MSN Now on Tuesday shared Gang’s story. Gang, who didn’t even know his original birth name, was kidnapped and raised 900 miles away in the town of Sanming. MSN Now said Gang lived a relatively happy childhood, but his memories as a 5-year-old always stuck with him.

What makes Gang’s reunion story especially implausible is that he had very few facts to assist volunteers who worked to find his parents. Gang did not know his real name, his parents’ names or the village where he was raised.

All Gang had was disjointed memories – an old stone bridge opposite a little house, a tiled roof, two streams running close to the home and nearby rice fields that Gang would cross on his way to school.

It sounds like the idyllic landscape of any small village in rural China, but Gang said he would repeat small details every night before he fell asleep so that would never forget.

In October 2012, Gang turned to a website called Baby Come Home, a volunteer-run forum where parents and abducted children share details of their cases.

Child trafficking in China is big business – lax adoption laws and government rules placing limits on family sizes spur annual kidnappings.
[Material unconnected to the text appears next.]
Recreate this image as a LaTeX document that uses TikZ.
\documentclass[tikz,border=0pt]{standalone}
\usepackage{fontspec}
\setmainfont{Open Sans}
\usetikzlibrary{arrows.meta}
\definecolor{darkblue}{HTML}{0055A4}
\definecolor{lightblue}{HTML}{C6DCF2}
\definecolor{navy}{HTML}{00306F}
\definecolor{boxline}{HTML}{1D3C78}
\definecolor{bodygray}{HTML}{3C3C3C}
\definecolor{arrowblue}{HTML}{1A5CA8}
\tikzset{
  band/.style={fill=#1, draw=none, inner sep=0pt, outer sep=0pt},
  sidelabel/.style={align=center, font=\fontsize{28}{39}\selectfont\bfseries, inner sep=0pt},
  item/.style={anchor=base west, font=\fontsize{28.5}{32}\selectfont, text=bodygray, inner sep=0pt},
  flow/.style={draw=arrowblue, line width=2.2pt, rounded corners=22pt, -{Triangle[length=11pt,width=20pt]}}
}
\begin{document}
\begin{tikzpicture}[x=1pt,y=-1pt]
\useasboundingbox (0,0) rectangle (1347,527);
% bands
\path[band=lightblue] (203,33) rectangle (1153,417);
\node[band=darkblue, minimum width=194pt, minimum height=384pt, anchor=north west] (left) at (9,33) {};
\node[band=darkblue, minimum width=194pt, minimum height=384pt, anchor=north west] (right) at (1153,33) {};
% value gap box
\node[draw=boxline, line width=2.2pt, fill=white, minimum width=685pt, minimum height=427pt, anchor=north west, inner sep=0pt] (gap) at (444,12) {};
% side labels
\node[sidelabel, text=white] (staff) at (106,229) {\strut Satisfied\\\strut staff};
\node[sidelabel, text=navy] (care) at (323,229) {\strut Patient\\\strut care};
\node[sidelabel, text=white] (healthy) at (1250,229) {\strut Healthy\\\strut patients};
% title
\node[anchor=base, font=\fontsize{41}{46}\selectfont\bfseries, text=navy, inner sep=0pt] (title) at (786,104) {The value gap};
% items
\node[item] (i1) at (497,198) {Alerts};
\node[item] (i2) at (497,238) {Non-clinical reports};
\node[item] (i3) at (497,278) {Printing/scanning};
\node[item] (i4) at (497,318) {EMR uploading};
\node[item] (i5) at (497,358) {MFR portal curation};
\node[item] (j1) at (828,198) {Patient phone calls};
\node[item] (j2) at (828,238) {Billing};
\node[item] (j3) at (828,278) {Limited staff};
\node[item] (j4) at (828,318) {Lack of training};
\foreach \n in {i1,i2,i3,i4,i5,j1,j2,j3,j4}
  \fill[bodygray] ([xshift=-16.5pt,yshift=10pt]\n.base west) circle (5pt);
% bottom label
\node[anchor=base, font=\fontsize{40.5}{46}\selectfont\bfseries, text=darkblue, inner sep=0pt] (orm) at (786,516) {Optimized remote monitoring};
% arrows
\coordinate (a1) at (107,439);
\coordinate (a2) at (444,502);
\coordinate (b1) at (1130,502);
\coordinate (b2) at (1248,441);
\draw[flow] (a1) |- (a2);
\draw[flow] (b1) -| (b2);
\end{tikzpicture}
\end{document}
Over 70,000 Chinese children are taken from their homes each year, says foreignpolicy.com.

Gang tells his story:

“I was going to kindergarten and there was a man and a woman,” Gang recalls. “I thought they were friends of my father so I went with them. I was transferred from car to car. Later on I was told I was in a mountainous area in Fujian province.

“I was very afraid, but I had been abducted and I had no choice,” says Gang, adding that while he was not mistreated, he was told he would never be reunited with his parents.

“I was like a computer,” Gang says. “I tried to keep my memories of family and the geographical surroundings. I didn't even really know my own name.”

Gang has since returned to live with his biological parents, who, as you can imagine, were beside themselves at seeing their long-lost son. Neverthless, Gang harbors no ill-will and sees himself as now having two families.

“I thought at first that it broke one family. Now I think it broke two families,” he says. “My adoptive family raised me for 23 years. But my biological family are family. I don't have a paradox – I think of both of them as my homes and I will spend time with both.”